## STATED EXERCISE
Take the lines from the beginning of the material through the line containing "var myChart = echarts.init(document.getElementById('main'));" and retype them exactly, leaving the pictures out.

# # #

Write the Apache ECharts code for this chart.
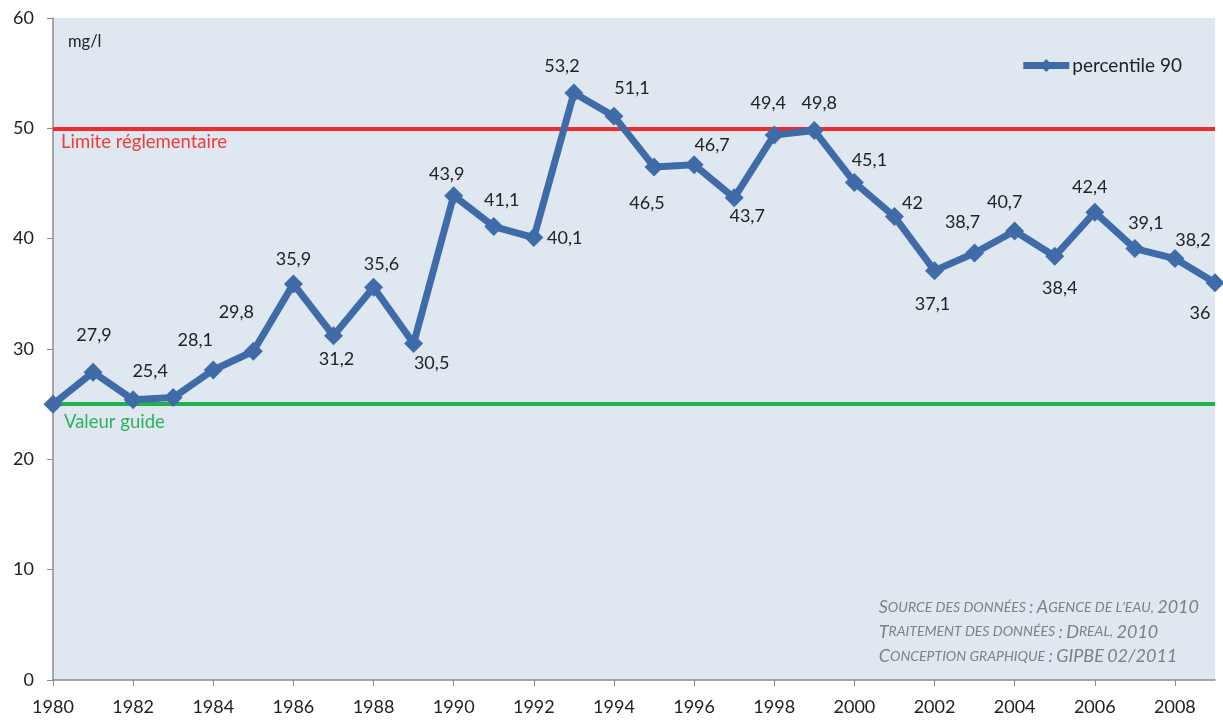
<!DOCTYPE html>
<html>
<head>
<meta charset="utf-8">
<title>percentile 90</title>
<script src="https://cdn.jsdelivr.net/npm/echarts@6/dist/echarts.min.js"></script>
<style>
  html, body { margin: 0; padding: 0; background: #fff; }
  #main { width: 1223px; height: 722px; }
</style>
</head>
<body>
<div id="main"></div>
<script>
var years = [];
for (var y = 1980; y <= 2009; y++) years.push(String(y));

// percentile 90, mg/l
var p90 = [25, 27.9, 25.4, 25.6, 28.1, 29.8, 35.9, 31.2, 35.6, 30.5,
  43.9, 41.1, 40.1, 53.2, 51.1, 46.5, 46.7, 43.7, 49.4, 49.8,
  45.1, 42, 37.1, 38.7, 40.7, 38.4, 42.4, 39.1, 38.2, 36];
// points whose value is not written on the chart
var unlabelled = [0, 3];

var limite = 50;
var guide = 25;

// label placement around each marker (px from the marker centre)
var labelShift = [
  [0, 0], [1, -37], [17, -29], [0, 0], [-18, -30], [-17, -39], [0, -25], [3, 23], [8, -23], [18, 20],
  [-7, -21], [8, -26], [31, 1], [-12, -27], [18, -28], [-7, 36], [18, -20], [13, 18], [-6, -32], [5, -27],
  [15, -22], [18, -13], [-2, 34], [-12, -31], [-10, -29], [5, 32], [-5, -25], [11, -25], [18, -18], [-15, 30]
];

var font = 'Lato, "Open Sans", sans-serif';
var blue = '#3f6ca8';

var seriesData = p90.map(function (v, i) {
  return {
    value: v,
    label: {
      show: unlabelled.indexOf(i) < 0,
      position: 'inside',
      offset: labelShift[i]
    }
  };
});

function smallCaps(s) {
  // fake small caps with rich text
  var out = '';
  for (var i = 0; i < s.length; i++) {
    var c = s[i];
    if (c !== c.toLowerCase() || /[0-9\/:]/.test(c)) out += '{b|' + c + '}';
    else out += '{s|' + c.toUpperCase() + '}';
  }
  return out;
}

var creditLines = [
  'Source des données : Agence de l\'eau, 2010',
  'Traitement des données : Dreal, 2010',
  'Conception graphique : GIPBE 02/2011'
];

var myChart = echarts.init(document.getElementById('main'));

var option = {
  animation: false,
  backgroundColor: '#ffffff',
  textStyle: { fontFamily: font },
  grid: {
    left: 53, right: 8, top: 18, bottom: 42,
    show: true,
    backgroundColor: '#dfe8f1',
    borderWidth: 0
  },
  legend: {
    right: 36, top: 51,
    itemWidth: 46, itemHeight: 16,
    itemGap: 4,
    lineStyle: { width: 7 },
    textStyle: { fontSize: 19, color: '#222', fontFamily: font, padding: [0, 0, 0, -2] },
    data: ['percentile 90']
  },
  xAxis: {
    type: 'category',
    data: years,
    boundaryGap: false,
    axisLine: { lineStyle: { color: '#8c8c8c', width: 1.5 } },
    axisTick: { interval: 1, length: 6, lineStyle: { color: '#8c8c8c' } },
    axisLabel: { interval: 1, fontSize: 18, color: '#222', margin: 18, fontFamily: font }
  },
  yAxis: {
    type: 'value',
    min: 0, max: 60, interval: 10,
    axisLine: { show: true, lineStyle: { color: '#8c8c8c', width: 1.5 } },
    axisTick: { show: true, length: 6, lineStyle: { color: '#8c8c8c' } },
    axisLabel: { fontSize: 18, color: '#222', margin: 19, fontFamily: font },
    splitLine: { show: false }
  },
  graphic: [
    {
      type: 'text', left: 68, top: 33,
      style: { text: 'mg/l', fontSize: 16.5, fill: '#222', fontFamily: font }
    },
    {
      type: 'text', right: 24, top: 595,
      style: {
        text: creditLines.map(smallCaps).join('\n'),
        align: 'left',
        lineHeight: 24.5,
        fill: '#808080',
        fontStyle: 'italic',
        fontFamily: font,
        rich: {
          b: { fontSize: 18, fontStyle: 'italic', fill: '#808080', fontFamily: font },
          s: { fontSize: 14, fontStyle: 'italic', fill: '#808080', fontFamily: font }
        }
      }
    }
  ],
  series: [
    {
      name: 'percentile 90',
      type: 'line',
      data: seriesData,
      symbol: 'diamond',
      symbolSize: 19,
      lineStyle: { color: blue, width: 7 },
      itemStyle: { color: blue },
      label: {
        fontSize: 18, color: '#222', fontFamily: font,
        formatter: function (p) { return String(p.value).replace('.', ','); }
      },
      z: 5,
      markLine: {
        silent: true,
        symbol: 'none',
        z: 3,
        data: [
          {
            yAxis: limite,
            lineStyle: { color: '#ee2c2c', width: 4, type: 'solid' },
            label: {
              formatter: 'Limite réglementaire',
              position: 'insideStartBottom',
              distance: [8, 4],
              color: '#ee3b3b', fontSize: 18.5, fontFamily: font
            }
          },
          {
            yAxis: guide,
            lineStyle: { color: '#22b050', width: 4, type: 'solid' },
            label: {
              formatter: 'Valeur guide',
              position: 'insideStartBottom',
              distance: [11, 8],
              color: '#2bb35a', fontSize: 18.5, fontFamily: font
            }
          }
        ]
      }
    }
  ]
};

myChart.setOption(option);
</script>
</body>
</html>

# # #

## EXERCISE RESULT
Write the Apache ECharts code for this chart.
<!DOCTYPE html>
<html>
<head>
<meta charset="utf-8">
<title>percentile 90</title>
<script src="https://cdn.jsdelivr.net/npm/echarts@6/dist/echarts.min.js"></script>
<style>
  html, body { margin: 0; padding: 0; background: #fff; }
  #main { width: 1223px; height: 722px; }
</style>
</head>
<body>
<div id="main"></div>
<script>
var years = [];
for (var y = 1980; y <= 2009; y++) years.push(String(y));

// percentile 90, mg/l
var p90 = [25, 27.9, 25.4, 25.6, 28.1, 29.8, 35.9, 31.2, 35.6, 30.5,
  43.9, 41.1, 40.1, 53.2, 51.1, 46.5, 46.7, 43.7, 49.4, 49.8,
  45.1, 42, 37.1, 38.7, 40.7, 38.4, 42.4, 39.1, 38.2, 36];
// points whose value is not written on the chart
var unlabelled = [0, 3];

var limite = 50;
var guide = 25;

// label placement around each marker (px from the marker centre)
var labelShift = [
  [0, 0], [1, -37], [17, -29], [0, 0], [-18, -30], [-17, -39], [0, -25], [3, 23], [8, -23], [18, 20],
  [-7, -21], [8, -26], [31, 1], [-12, -27], [18, -28], [-7, 36], [18, -20], [13, 18], [-6, -32], [5, -27],
  [15, -22], [18, -13], [-2, 34], [-12, -31], [-10, -29], [5, 32], [-5, -25], [11, -25], [18, -18], [-15, 30]
];

var font = 'Lato, "Open Sans", sans-serif';
var blue = '#3f6ca8';

var seriesData = p90.map(function (v, i) {
  return {
    value: v,
    label: {
      show: unlabelled.indexOf(i) < 0,
      position: 'inside',
      offset: labelShift[i]
    }
  };
});

function smallCaps(s) {
  // fake small caps with rich text
  var out = '';
  for (var i = 0; i < s.length; i++) {
    var c = s[i];
    if (c !== c.toLowerCase() || /[0-9\/:]/.test(c)) out += '{b|' + c + '}';
    else out += '{s|' + c.toUpperCase() + '}';
  }
  return out;
}

var creditLines = [
  'Source des données : Agence de l\'eau, 2010',
  'Traitement des données : Dreal, 2010',
  'Conception graphique : GIPBE 02/2011'
];

var myChart = echarts.init(document.getElementById('main'));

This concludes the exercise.